The six ways flashforward builds mystery in reverse demonstrate the technique’s versatility across cultures and genres. From creating narrative gaps that demand exploration to transforming ordinary moments into significant waypoints, flashforward proves that knowing the destination often makes the journey more compelling rather than less. The technique succeeds because it mirrors how human consciousness actually works, connecting past, present, and future through emotional and thematic resonance rather than simple chronological sequence.
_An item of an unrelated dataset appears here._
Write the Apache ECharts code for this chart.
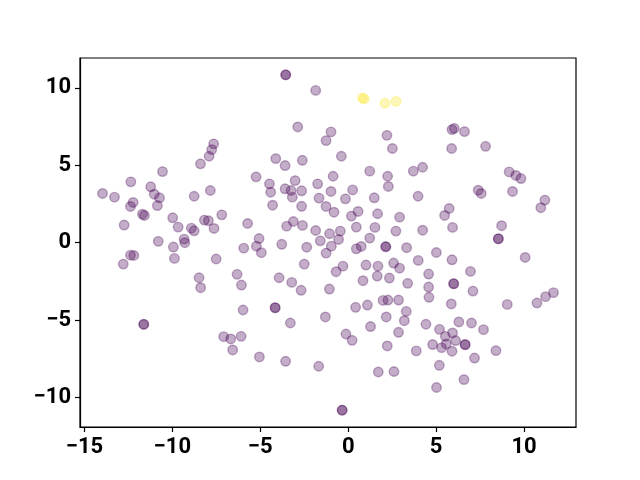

Modern storytelling increasingly embraces non-linear narrative structures that reflect our fragmented, interconnected world. Flashforward offers writers and filmmakers a tool for exploring complex themes of fate, choice, memory, and transformation. The technique acknowledges that life’s most important questions aren’t about what will happen but about how and why things happen as they do.
The global embrace of flash-forward techniques suggests something fundamental about human nature and storytelling. We are drawn to narratives that challenge our assumptions about time, causation, and meaning. Flashforward satisfies this desire by creating puzzles that require both intellectual and emotional engagement. The mystery follows the end because the end is never really the end, but simply another beginning in our ongoing attempt to understand the complex relationships between choice, consequence, and meaning.
Table 8: Flashforward’s Impact on Contemporary Storytelling
Narrative Element | Traditional Approach | Flashforward Innovation |
---|---|---|
Suspense Creation | Unknown outcomes | Known outcomes, unknown causation |
Reader Engagement | Passive consumption | Active interpretation |
Temporal Structure | Linear progression | Layered, interconnected time |
Character Development | Progressive revelation | Reverse archaeology |
Thematic Exploration | Forward-building | Backward-revealing |
Emotional Impact | Climactic resolution | Sustained complexity |
The mystery that follows the end reminds us that every ending contains the seeds of new beginnings, and every answer generates fresh questions worth exploring.